Op de voordracht van de Staatssecretaris van Justitie en Veiligheid, T.H.D. Struycken, van 11 november 2024, Directie Wetgeving en Juridische Zaken, nr. 5896867;

Gelet op artikel 120, eerste lid, van Boek 6 van het Burgerlijk Wetboek;

De Afdeling advisering van de Raad van State gehoord (advies van 27 november 2024, No. W16.24.00317/II);

Gezien het nader rapport van de Staatssecretaris van Justitie en Veiligheid, T.H.D. Struycken, van 4 december 2024, Directie Wetgeving en Juridische Zaken, nr. 5966451;

Hebben goedgevonden en verstaan:

ARTIKEL I

In artikel 1 van het Besluit van 15 december 2022 tot vaststelling wettelijke rente wordt «zeven procent» vervangen door «zes procent».

ARTIKEL II

Dit besluit treedt in werking met ingang van 1 januari 2025.

Lasten en bevelen dat dit besluit met de daarbij behorende nota van toelichting in het Staatsblad zal worden geplaatst.

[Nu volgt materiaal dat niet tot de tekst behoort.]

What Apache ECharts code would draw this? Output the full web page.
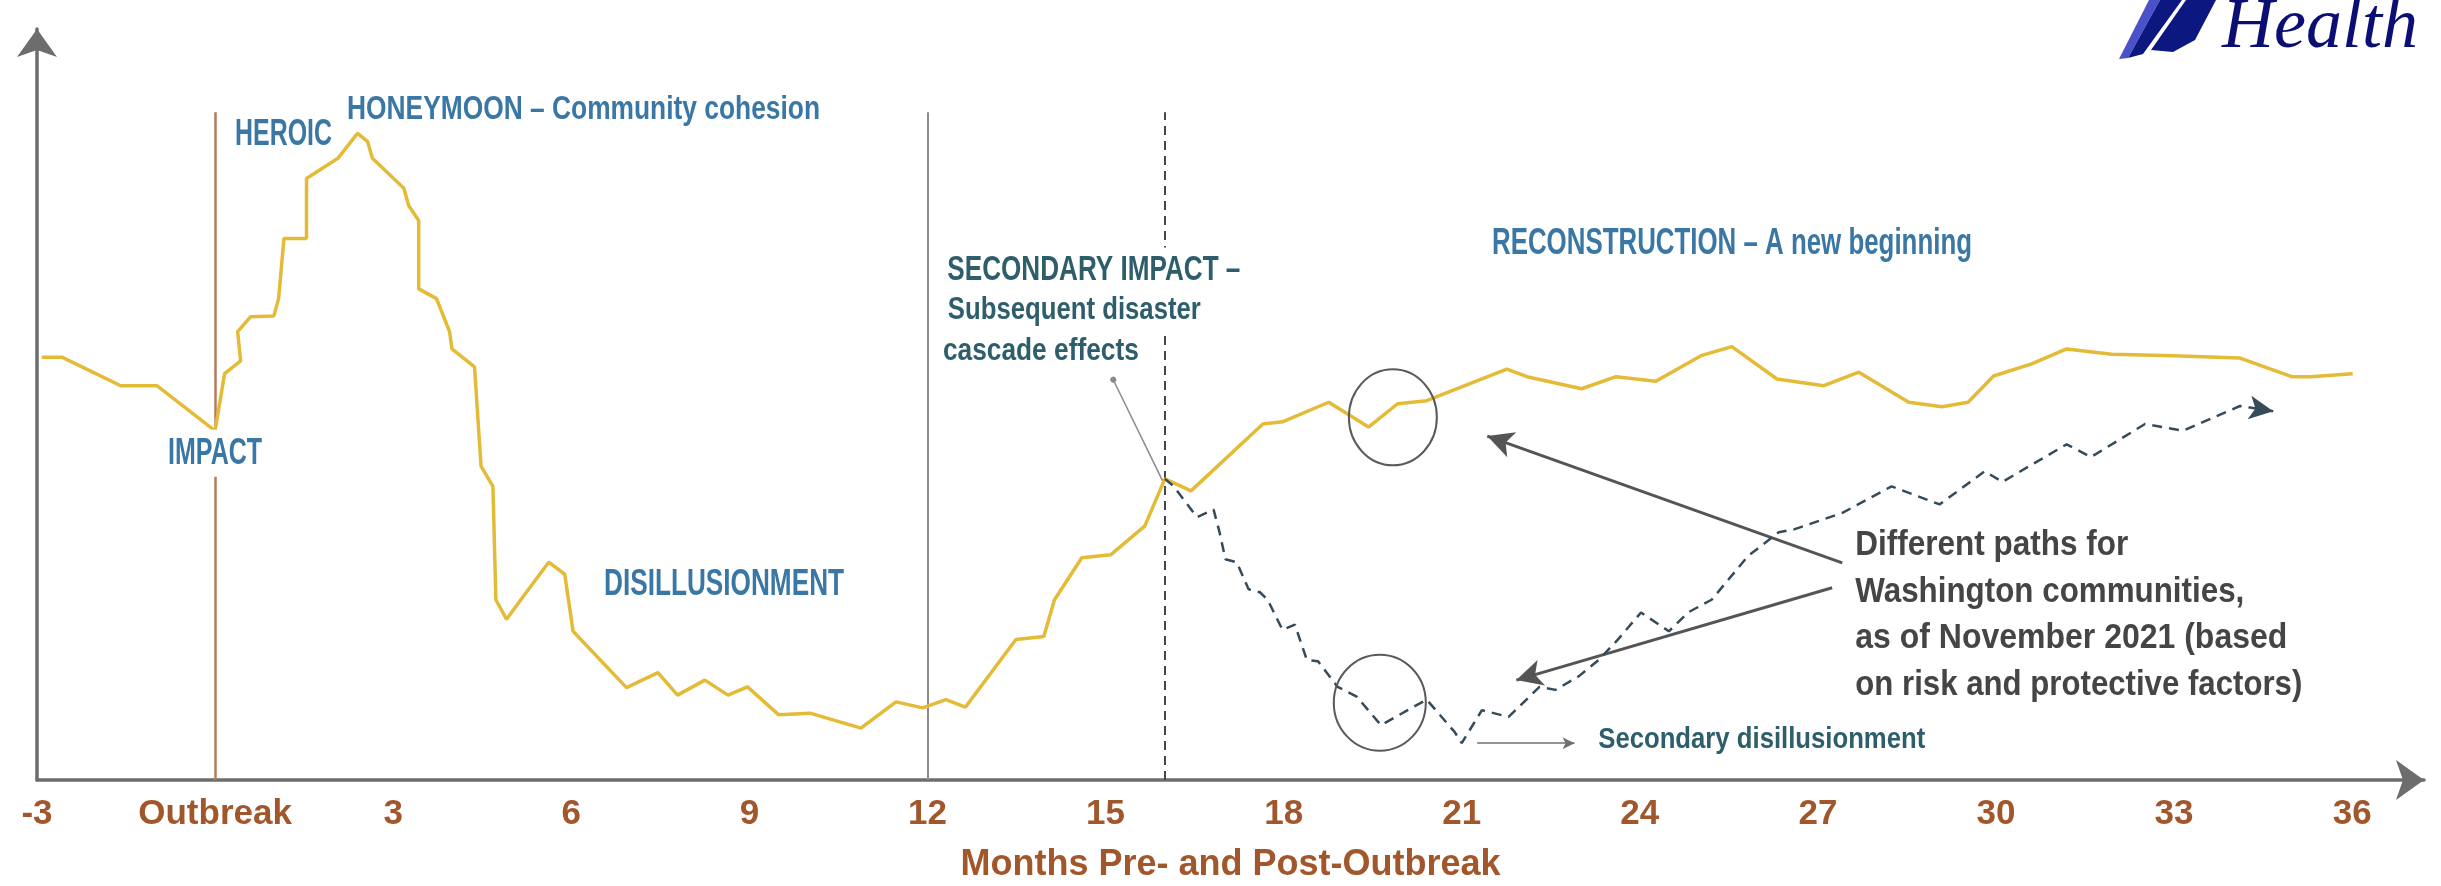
<!DOCTYPE html>
<html><head><meta charset="utf-8">
<script src="https://cdn.jsdelivr.net/npm/echarts@6/dist/echarts.min.js"></script>
<style>html,body{margin:0;padding:0;background:#fff;}#c{width:2441px;height:886px;}</style>
</head><body><div id="c"></div>
<script>
// ---- data (x = months, y = relative level 0..100) ----
const tickMonths = [-3, 0, 3, 6, 9, 12, 15, 18, 21, 24, 27, 30, 33, 36];
const tickText = ['-3', 'Outbreak', '3', '6', '9', '12', '15', '18', '21', '24', '27', '30', '33', '36'];

const mainMonths = [-2.92, -2.58, -1.59, -0.98, 0.0, 0.16, 0.43, 0.38, 0.60, 0.99, 1.07, 1.16, 1.54, 1.54, 2.07, 2.40, 2.57, 2.65, 3.18, 3.26, 3.43, 3.43, 3.73, 3.95, 3.99, 4.37, 4.48, 4.68, 4.73, 4.91, 5.15, 5.62, 5.89, 6.03, 6.93, 7.46, 7.79, 8.25, 8.64, 8.97, 9.49, 10.02, 10.88, 11.47, 11.92, 12.31, 12.64, 13.49, 13.96, 14.14, 14.60, 15.09, 15.66, 16.00, 16.44, 17.65, 17.98, 18.76, 19.43, 19.92, 20.41, 21.76, 22.10, 23.02, 23.60, 24.27, 25.03, 25.55, 26.31, 27.10, 27.69, 28.53, 29.09, 29.53, 29.96, 30.60, 31.19, 31.95, 32.99, 34.10, 34.98, 35.30, 36.01];
const mainValues = [56.3, 56.3, 52.5, 52.5, 46.5, 54.1, 55.8, 59.7, 61.7, 61.8, 64.1, 72.1, 72.1, 80.1, 82.8, 86.1, 85.0, 82.8, 78.8, 76.5, 74.5, 65.4, 64.1, 59.7, 57.4, 55.0, 41.8, 39.1, 24.0, 21.4, 24.0, 29.0, 27.4, 19.8, 12.3, 14.3, 11.3, 13.3, 11.3, 12.4, 8.7, 8.9, 6.9, 10.4, 9.6, 10.7, 9.7, 18.7, 19.1, 24.0, 29.6, 30.0, 33.8, 40.1, 38.5, 47.4, 47.7, 50.3, 47.0, 50.1, 50.5, 54.7, 53.7, 52.1, 53.7, 53.1, 56.5, 57.7, 53.4, 52.5, 54.3, 50.3, 49.7, 50.3, 53.8, 55.4, 57.4, 56.7, 56.5, 56.2, 53.7, 53.7, 54.1];

const altMonths = [16.00, 16.15, 16.54, 16.82, 16.92, 17.02, 17.21, 17.41, 17.60, 17.73, 17.98, 18.19, 18.39, 18.58, 18.91, 19.23, 19.64, 20.09, 20.41, 20.88, 21.00, 21.34, 21.79, 22.31, 22.58, 22.97, 23.31, 23.63, 24.02, 24.49, 24.81, 25.21, 25.82, 26.34, 26.61, 27.42, 28.24, 29.05, 29.81, 30.11, 31.19, 31.60, 32.51, 33.15, 34.11, 34.67];
const altValues = [40.1, 39.1, 35.0, 36.0, 33.0, 29.4, 29.0, 25.4, 25.0, 24.0, 20.0, 20.7, 16.0, 15.8, 12.4, 11.1, 7.3, 9.3, 10.7, 6.4, 4.9, 9.3, 8.4, 12.4, 12.0, 13.8, 16.0, 18.7, 22.3, 19.8, 22.3, 24.0, 29.8, 33.0, 33.4, 35.6, 39.1, 36.7, 41.1, 39.7, 44.7, 43.0, 47.4, 46.5, 49.8, 49.1];

const phaseMonths = [0, 12, 16];
const phaseTop = 88.9;

// ---- styles ----
const BLUE = '#3a77a5';
const TEAL = '#2e5e6c';
const GRAY_TXT = '#454545';
const AXIS = '#6d6d6d';
const BROWN = '#a2562b';
const NARROW = '"Liberation Sans Narrow", "Liberation Sans", sans-serif';

const chart = echarts.init(document.getElementById('c'), null, {renderer: 'canvas'});

const mainData = mainMonths.map((m, i) => [m, mainValues[i]]);
const altData = altMonths.map((m, i) => [m, altValues[i]]);

function labelFor(v) {
  const r = Math.round(v);
  if (Math.abs(v - r) > 1e-6) return '';
  const i = tickMonths.indexOf(r);
  return i >= 0 ? tickText[i] : '';
}

const phaseStyles = [
  {color: '#b37b5d', width: 2.5, type: 'solid'},
  {color: '#8c8c8c', width: 2, type: 'solid'},
  {color: '#474747', width: 2, type: [9, 6]}
];

const markLines = phaseMonths.map((m, i) => [
  {coord: [m, 0], symbol: 'none', lineStyle: phaseStyles[i]},
  {coord: [m, phaseTop], symbol: 'none'}
]);
// pointer from "Subsequent disaster cascade effects"
markLines.push([
  {coord: [15.13, 53.3], symbol: 'circle', symbolSize: 6, lineStyle: {color: '#8a8a8a', width: 1.5, type: 'solid'}},
  {coord: [15.97, 39.7], symbol: 'none'}
]);
// arrows from "Different paths ..." text
markLines.push([
  {coord: [27.41, 28.9], symbol: 'none', lineStyle: {color: '#555', width: 3, type: 'solid'}},
  {coord: [21.43, 45.8], symbol: 'arrow', symbolSize: [20, 26]}
]);
markLines.push([
  {coord: [27.24, 25.6], symbol: 'none', lineStyle: {color: '#555', width: 3, type: 'solid'}},
  {coord: [21.92, 13.3], symbol: 'arrow', symbolSize: [20, 26]}
]);
// pointer to "Secondary disillusionment"
markLines.push([
  {coord: [21.26, 4.9], symbol: 'none', lineStyle: {color: '#707070', width: 1.5, type: 'solid'}},
  {coord: [22.90, 4.9], symbol: 'arrow', symbolSize: [9, 12]}
]);

const option = {
  animation: false,
  backgroundColor: '#fff',
  grid: {left: 37, right: 17, top: 29, bottom: 106, containLabel: false, outerBoundsMode: 'none'},
  xAxis: {
    type: 'value', min: -3, max: 37.21, interval: 3,
    axisLine: {show: true, onZero: false, symbol: ['none', 'arrow'], symbolSize: [30, 28], lineStyle: {color: AXIS, width: 3.5}},
    axisTick: {show: false},
    splitLine: {show: false},
    axisLabel: {
      show: true, margin: 17, color: BROWN,
      fontFamily: '"Liberation Sans", Arial, sans-serif', fontWeight: 'bold', fontSize: 35,
      formatter: labelFor, showMaxLabel: false
    },
    name: 'Months Pre- and Post-Outbreak', nameLocation: 'middle', nameGap: 67,
    nameTextStyle: {color: BROWN, fontFamily: '"Liberation Sans", Arial, sans-serif', fontWeight: 'bold', fontSize: 36}
  },
  yAxis: {
    type: 'value', min: 0, max: 100,
    axisLine: {show: true, onZero: false, symbol: ['none', 'arrow'], symbolSize: [30, 28], lineStyle: {color: AXIS, width: 3.5}},
    axisTick: {show: false}, axisLabel: {show: false}, splitLine: {show: false}
  },
  series: [
    {
      type: 'line', data: mainData, symbol: 'none', z: 3,
      lineStyle: {color: '#e4bb37', width: 3.5}, itemStyle: {color: '#e4bb37'},
      markLine: {silent: true, symbol: ['none', 'none'], label: {show: false}, data: markLines, z: 2}
    },
    {
      type: 'line', data: altData, symbol: 'none', showAllSymbol: true, z: 4,
      lineStyle: {color: '#364b59', width: 2.5, type: [10, 7]}, itemStyle: {color: '#364b59'}
    }
  ]
};
chart.setOption(option);

// arrowhead at the end of the dashed path
(function () {
  const n = altData.length;
  const p1 = chart.convertToPixel({gridIndex: 0}, altData[n - 2]);
  const p2 = chart.convertToPixel({gridIndex: 0}, altData[n - 1]);
  const ang = Math.atan2(p2[1] - p1[1], p2[0] - p1[0]) * 180 / Math.PI;
  const data = altData.slice();
  data[n - 1] = {value: altData[n - 1], symbol: 'arrow', symbolSize: [18, 24], symbolRotate: -90 - ang};
  chart.setOption({series: [{}, {data: data}]});
})();

// ---- annotations placed in data coordinates ----
const measure = document.createElement('canvas').getContext('2d');
function px(m, v) { return chart.convertToPixel({gridIndex: 0}, [m, v]); }

const notes = [
  {t: 'HEROIC', m: 0.336, v: 85.9, size: 36, w: 97, color: BLUE},
  {t: 'HONEYMOON \u2013 Community cohesion', m: 2.222, v: 89.2, size: 34, w: 473, color: BLUE},
  {t: 'IMPACT', m: 0, v: 43.5, size: 37, w: 94, color: BLUE, align: 'center', bg: true},
  {t: 'DISILLUSIONMENT', m: 6.552, v: 26.0, size: 36, w: 240, color: BLUE},
  {t: 'SECONDARY IMPACT \u2013', m: 12.26, v: 67.9, size: 35, w: 293, color: TEAL, bg: true},
  {t: 'Subsequent disaster', m: 12.26, v: 62.5, size: 31, w: 253, color: TEAL, bg: true},
  {t: 'cascade effects', m: 12.26, v: 57.0, size: 31, w: 196, color: TEAL},
  {t: 'RECONSTRUCTION \u2013 A new beginning', m: 21.51, v: 71.4, size: 37, w: 480, color: BLUE},
  {t: 'Different paths for', m: 27.63, v: 31.2, size: 35, w: 273, color: GRAY_TXT},
  {t: 'Washington communities,', m: 27.63, v: 25.0, size: 35, w: 389, color: GRAY_TXT},
  {t: 'as of November 2021 (based', m: 27.63, v: 18.9, size: 35, w: 432, color: GRAY_TXT},
  {t: 'on risk and protective factors)', m: 27.63, v: 12.6, size: 35, w: 447, color: GRAY_TXT},
  {t: 'Secondary disillusionment', m: 23.30, v: 5.3, size: 30, w: 327, color: TEAL}
];

const circles = [
  {m: 19.84, v: 48.3, rx: 44, ry: 48},
  {m: 19.62, v: 10.3, rx: 46, ry: 48}
];

const elements = [];
notes.forEach(n => {
  const font = 'bold ' + n.size + 'px ' + NARROW;
  measure.font = font;
  const sx = n.w / measure.measureText(n.t).width;
  const p = px(n.m, n.v);
  const style = {text: n.t, font: font, fill: n.color, align: n.align || 'left', verticalAlign: 'middle'};
  if (n.bg) { style.backgroundColor = '#fff'; style.padding = [6, 6, 4, 6]; }
  elements.push({type: 'text', x: p[0], y: p[1], scaleX: sx, z: 100, silent: true, style: style});
});
circles.forEach(c => {
  const p = px(c.m, c.v);
  elements.push({type: 'ellipse', z: 100, silent: true, shape: {cx: p[0], cy: p[1], rx: c.rx, ry: c.ry},
    style: {fill: 'none', stroke: '#5a5a5a', lineWidth: 2}});
});

// logo, top right
const W = chart.getWidth();
elements.push({type: 'polygon', z: 100, silent: true, shape: {points: [[W - 322, 59], [W - 313, 58], [W - 281, 0], [W - 292, 0]]}, style: {fill: '#4b52c9'}});
elements.push({type: 'polygon', z: 100, silent: true, shape: {points: [[W - 313, 58], [W - 298, 54], [W - 259, 0], [W - 281, 0]]}, style: {fill: '#0c1780'}});
elements.push({type: 'polygon', z: 100, silent: true, shape: {points: [[W - 290, 50], [W - 268, 52], [W - 246, 40], [W - 225, 0], [W - 255, 0]]}, style: {fill: '#0c1780'}});
elements.push({type: 'text', z: 100, silent: true, x: W - 219, y: 28,
  style: {text: 'Health', font: 'italic 72px "Liberation Serif", "Times New Roman", serif', fill: '#0b0f74', align: 'left', verticalAlign: 'middle'}});

chart.setOption({graphic: {elements: elements}});
</script>
</body></html>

’s-Gravenhage, 10 december 2024

Willem-Alexander

De Staatssecretaris van Justitie en Veiligheid, T.H.D. Struycken

Uitgegeven de twaalfde december 2024

De Minister van Justitie en Veiligheid, D.M. van Weel

NOTA VAN TOELICHTING

Met dit besluit wordt per 1 januari 2025 de wettelijke rente als bedoeld in artikel 119 van Boek 6 van het Burgerlijk Wetboek verlaagd van 7 procent naar 6 procent. De vorige wijziging van de wettelijke rente vond plaats per 1 januari 2024 (Besluit van 20 december 2023 tot wijziging van het Besluit van 15 december 2022 tot vaststelling wettelijke rente (Stb. 2023, 484)).

De hoogte van de wettelijke rente wordt bepaald overeenkomstig de daartoe ontwikkelde vaststellingssystematiek. In de nota van toelichting bij het Besluit van 15 december 2022 tot vaststelling wettelijke rente (Stb. 2022, 520) is de achtergrond van deze systematiek nader uiteengezet. De wettelijke rente wordt berekend door de basisherfinancieringsrente van de Europese Centrale Bank (ECB) (de referentierente) te verhogen met een opslag van 2,25 procent, met afronding van halve procenten of meer naar boven en overigens naar beneden. De basisherfinancieringsrente is de rente waartegen banken, voor de duur van één week, geld kunnen lenen van de ECB. Aanpassing van de wettelijke rente geschiedt, indien nodig, halfjaarlijks per 1 januari en per 1 juli, waarbij de peildatum voor de referentierente ultimo oktober daaraan voorafgaand respectievelijk ultimo april is.

Aanpassingen zijn beperkt tot maximaal 2 procentpunten per wijziging. Per 1 juli (peildatum ultimo april) van enig jaar is in beginsel bovendien slechts wijziging van het percentage van de wettelijke rente mogelijk, indien de dan geldende wettelijke rente meer dan 1 procentpunt verschilt van de rente die op dat moment zou gelden op basis van de hiervoor aangegeven berekeningswijze. Indien echter per 1 januari van een bepaald jaar, vanwege de voornoemde beperking van een wijziging tot maximaal 2 procentpunten, een verhoging van de referentierente niet geheel kon worden doorgevoerd in het vast te stellen percentage van de wettelijke rente, kan per 1 juli van hetzelfde jaar wel een verhoging van slechts 1 procentpunt of minder worden doorgevoerd. Dit laatste geldt omgekeerd ook voor een verlaging van de referentierente die per 1 januari niet geheel kon worden doorgevoerd.1 Deze bijzondere aspecten van de vaststellingssystematiek zijn bij dit besluit niet van toepassing.

De basisherfinancieringsrente van de ECB bedraagt op 31 oktober 2024 3,4 procent. Dit betekent dat de hierboven beschreven wijze van berekening per de peildatum ultimo oktober 2024 een rentepercentage oplevert van 5,65 procent. In overeenstemming met de vaststellingssystematiek wordt de wettelijke rente per 1 januari 2025 bepaald op 6 procent.

ATR heeft het dossier niet geselecteerd voor een formeel advies, omdat het geen gevolgen voor de regeldruk heeft.

De Staatssecretaris van Justitie en Veiligheid, T.H.D. Struycken


X Noot
1

Zie de nota van toelichting bij het Besluit van 18 december 1989 tot wijziging van het koninklijk besluit van 18 januari 1971, Stb. 27 (vaststelling wettelijke rente) (Stb. 1989, 570), p. 4.